* Begin RECORDED DATA *
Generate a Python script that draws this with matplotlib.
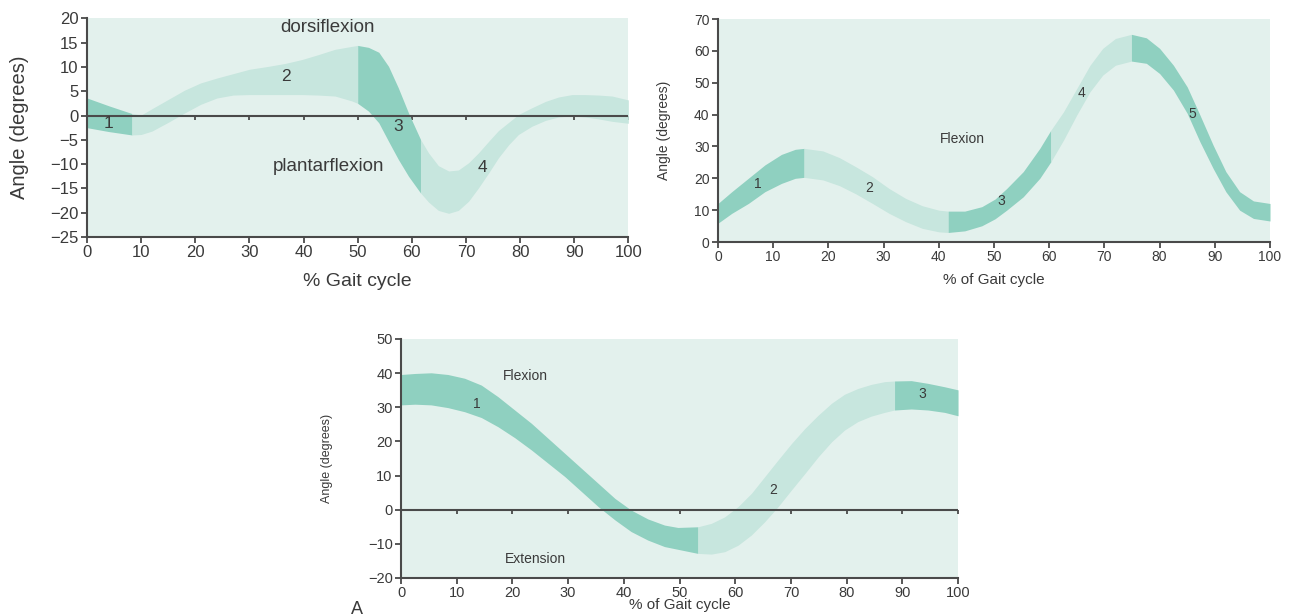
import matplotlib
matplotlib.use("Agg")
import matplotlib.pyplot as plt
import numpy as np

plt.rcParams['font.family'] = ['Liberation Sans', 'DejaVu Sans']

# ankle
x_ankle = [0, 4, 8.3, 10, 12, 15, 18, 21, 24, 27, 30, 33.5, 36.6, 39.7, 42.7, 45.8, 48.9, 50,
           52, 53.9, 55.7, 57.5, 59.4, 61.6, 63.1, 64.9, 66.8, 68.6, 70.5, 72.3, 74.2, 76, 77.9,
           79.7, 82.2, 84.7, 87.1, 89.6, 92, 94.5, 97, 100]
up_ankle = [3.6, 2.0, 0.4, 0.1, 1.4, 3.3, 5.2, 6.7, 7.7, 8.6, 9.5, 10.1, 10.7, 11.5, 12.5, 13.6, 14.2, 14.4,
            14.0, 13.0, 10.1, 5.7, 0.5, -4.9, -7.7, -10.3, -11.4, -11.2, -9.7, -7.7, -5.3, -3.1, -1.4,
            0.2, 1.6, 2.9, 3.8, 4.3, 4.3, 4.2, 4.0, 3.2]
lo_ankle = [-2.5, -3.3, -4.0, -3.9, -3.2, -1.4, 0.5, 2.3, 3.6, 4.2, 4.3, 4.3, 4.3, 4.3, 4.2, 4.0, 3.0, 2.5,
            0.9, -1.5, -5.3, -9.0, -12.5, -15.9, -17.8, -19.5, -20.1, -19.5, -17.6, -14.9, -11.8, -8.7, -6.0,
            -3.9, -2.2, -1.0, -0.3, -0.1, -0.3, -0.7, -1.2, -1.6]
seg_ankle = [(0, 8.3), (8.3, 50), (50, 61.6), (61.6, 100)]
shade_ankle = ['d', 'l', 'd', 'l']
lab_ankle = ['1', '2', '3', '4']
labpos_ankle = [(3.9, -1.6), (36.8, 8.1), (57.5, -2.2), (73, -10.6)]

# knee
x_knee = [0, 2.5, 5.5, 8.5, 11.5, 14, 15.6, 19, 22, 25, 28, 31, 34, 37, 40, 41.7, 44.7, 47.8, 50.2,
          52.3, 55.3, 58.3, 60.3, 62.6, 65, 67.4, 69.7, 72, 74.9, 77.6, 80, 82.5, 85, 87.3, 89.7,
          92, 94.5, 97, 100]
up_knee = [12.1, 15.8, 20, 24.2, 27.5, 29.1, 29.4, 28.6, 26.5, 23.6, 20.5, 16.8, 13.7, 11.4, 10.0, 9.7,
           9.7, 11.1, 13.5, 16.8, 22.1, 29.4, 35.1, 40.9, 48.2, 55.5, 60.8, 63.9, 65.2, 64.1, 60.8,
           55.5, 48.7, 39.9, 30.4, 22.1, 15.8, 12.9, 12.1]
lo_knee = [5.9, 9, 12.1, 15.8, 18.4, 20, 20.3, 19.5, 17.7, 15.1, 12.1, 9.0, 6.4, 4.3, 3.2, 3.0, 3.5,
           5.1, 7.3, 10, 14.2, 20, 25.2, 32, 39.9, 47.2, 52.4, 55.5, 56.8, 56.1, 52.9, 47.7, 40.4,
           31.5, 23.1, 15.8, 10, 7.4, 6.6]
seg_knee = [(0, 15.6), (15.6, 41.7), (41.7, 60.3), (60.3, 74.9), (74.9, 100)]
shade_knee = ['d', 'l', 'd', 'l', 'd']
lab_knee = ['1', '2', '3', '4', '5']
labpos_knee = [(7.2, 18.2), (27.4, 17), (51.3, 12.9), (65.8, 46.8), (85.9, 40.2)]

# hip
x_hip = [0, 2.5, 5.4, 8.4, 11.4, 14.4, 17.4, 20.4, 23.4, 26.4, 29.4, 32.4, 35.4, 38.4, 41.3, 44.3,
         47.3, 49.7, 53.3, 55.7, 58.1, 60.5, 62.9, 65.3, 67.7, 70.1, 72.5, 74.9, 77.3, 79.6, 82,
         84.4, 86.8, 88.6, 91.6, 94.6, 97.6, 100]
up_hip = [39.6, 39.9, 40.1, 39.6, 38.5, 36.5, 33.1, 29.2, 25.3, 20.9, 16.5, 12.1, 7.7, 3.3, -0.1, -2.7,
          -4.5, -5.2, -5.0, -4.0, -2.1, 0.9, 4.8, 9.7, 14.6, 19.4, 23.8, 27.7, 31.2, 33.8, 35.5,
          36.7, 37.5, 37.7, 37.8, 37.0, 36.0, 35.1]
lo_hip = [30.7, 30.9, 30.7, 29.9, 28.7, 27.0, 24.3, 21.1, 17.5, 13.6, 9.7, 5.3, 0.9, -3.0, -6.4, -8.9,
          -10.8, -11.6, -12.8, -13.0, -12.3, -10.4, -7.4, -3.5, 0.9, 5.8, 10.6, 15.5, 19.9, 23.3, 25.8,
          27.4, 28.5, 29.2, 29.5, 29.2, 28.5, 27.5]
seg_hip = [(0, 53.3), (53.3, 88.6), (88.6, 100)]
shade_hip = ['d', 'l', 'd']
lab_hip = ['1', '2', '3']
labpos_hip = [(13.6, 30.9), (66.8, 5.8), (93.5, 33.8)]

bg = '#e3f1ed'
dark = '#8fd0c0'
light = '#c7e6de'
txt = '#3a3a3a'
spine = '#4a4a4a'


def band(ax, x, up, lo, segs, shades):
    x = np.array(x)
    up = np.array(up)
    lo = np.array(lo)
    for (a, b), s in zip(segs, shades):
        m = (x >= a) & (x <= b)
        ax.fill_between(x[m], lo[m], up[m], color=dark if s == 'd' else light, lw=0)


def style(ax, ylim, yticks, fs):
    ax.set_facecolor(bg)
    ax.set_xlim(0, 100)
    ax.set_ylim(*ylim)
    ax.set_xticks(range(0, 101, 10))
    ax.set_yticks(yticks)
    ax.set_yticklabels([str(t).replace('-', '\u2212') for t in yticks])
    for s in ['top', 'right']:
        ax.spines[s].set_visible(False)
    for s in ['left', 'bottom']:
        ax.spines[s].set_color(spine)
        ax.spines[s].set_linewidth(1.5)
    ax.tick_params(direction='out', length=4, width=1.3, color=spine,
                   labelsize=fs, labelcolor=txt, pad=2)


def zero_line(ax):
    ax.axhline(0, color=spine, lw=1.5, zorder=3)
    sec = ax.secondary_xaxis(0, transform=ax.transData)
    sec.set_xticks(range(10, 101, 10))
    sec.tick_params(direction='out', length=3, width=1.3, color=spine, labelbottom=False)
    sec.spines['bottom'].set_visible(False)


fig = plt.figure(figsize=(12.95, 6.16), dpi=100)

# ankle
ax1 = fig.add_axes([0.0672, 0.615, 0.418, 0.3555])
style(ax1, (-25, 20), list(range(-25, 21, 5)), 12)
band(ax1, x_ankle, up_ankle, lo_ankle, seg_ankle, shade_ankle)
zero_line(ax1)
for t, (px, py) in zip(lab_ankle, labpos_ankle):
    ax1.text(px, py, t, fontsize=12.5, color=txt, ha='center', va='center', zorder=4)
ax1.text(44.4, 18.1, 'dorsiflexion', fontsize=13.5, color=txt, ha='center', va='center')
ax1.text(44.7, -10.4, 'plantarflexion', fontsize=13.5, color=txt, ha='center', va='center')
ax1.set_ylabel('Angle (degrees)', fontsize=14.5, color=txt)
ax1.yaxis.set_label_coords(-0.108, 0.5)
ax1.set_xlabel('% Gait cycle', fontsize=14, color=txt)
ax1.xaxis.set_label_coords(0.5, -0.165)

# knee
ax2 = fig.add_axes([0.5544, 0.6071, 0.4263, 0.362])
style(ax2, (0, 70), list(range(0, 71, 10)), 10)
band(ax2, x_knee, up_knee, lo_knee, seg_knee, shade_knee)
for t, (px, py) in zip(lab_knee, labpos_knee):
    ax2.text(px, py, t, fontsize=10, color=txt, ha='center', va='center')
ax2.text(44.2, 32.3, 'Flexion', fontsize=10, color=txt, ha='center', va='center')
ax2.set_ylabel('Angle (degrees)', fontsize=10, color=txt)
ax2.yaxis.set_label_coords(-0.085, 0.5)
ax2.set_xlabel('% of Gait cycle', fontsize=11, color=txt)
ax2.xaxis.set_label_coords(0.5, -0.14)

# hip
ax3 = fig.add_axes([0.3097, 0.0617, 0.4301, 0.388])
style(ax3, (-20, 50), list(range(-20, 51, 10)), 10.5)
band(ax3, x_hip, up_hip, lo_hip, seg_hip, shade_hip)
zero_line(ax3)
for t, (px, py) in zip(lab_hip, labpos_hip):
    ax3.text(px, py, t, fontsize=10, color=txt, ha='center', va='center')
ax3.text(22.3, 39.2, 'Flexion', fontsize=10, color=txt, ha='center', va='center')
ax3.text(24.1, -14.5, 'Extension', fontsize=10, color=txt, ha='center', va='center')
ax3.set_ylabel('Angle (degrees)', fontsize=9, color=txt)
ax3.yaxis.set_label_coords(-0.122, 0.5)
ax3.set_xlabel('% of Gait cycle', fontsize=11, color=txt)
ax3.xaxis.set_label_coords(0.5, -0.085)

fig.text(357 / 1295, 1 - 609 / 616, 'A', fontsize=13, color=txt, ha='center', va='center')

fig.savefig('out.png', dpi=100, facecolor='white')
* End RECORDED DATA *
Up to and including the line with "plt.rcParams['font.family'] = ['Liberation", copy the data above from its first line. Skip pictures.

Generate a Python script that draws this with matplotlib.
import matplotlib
matplotlib.use("Agg")
import matplotlib.pyplot as plt
import numpy as np

plt.rcParams['font.family'] = ['Liberation Sans', 'DejaVu Sans']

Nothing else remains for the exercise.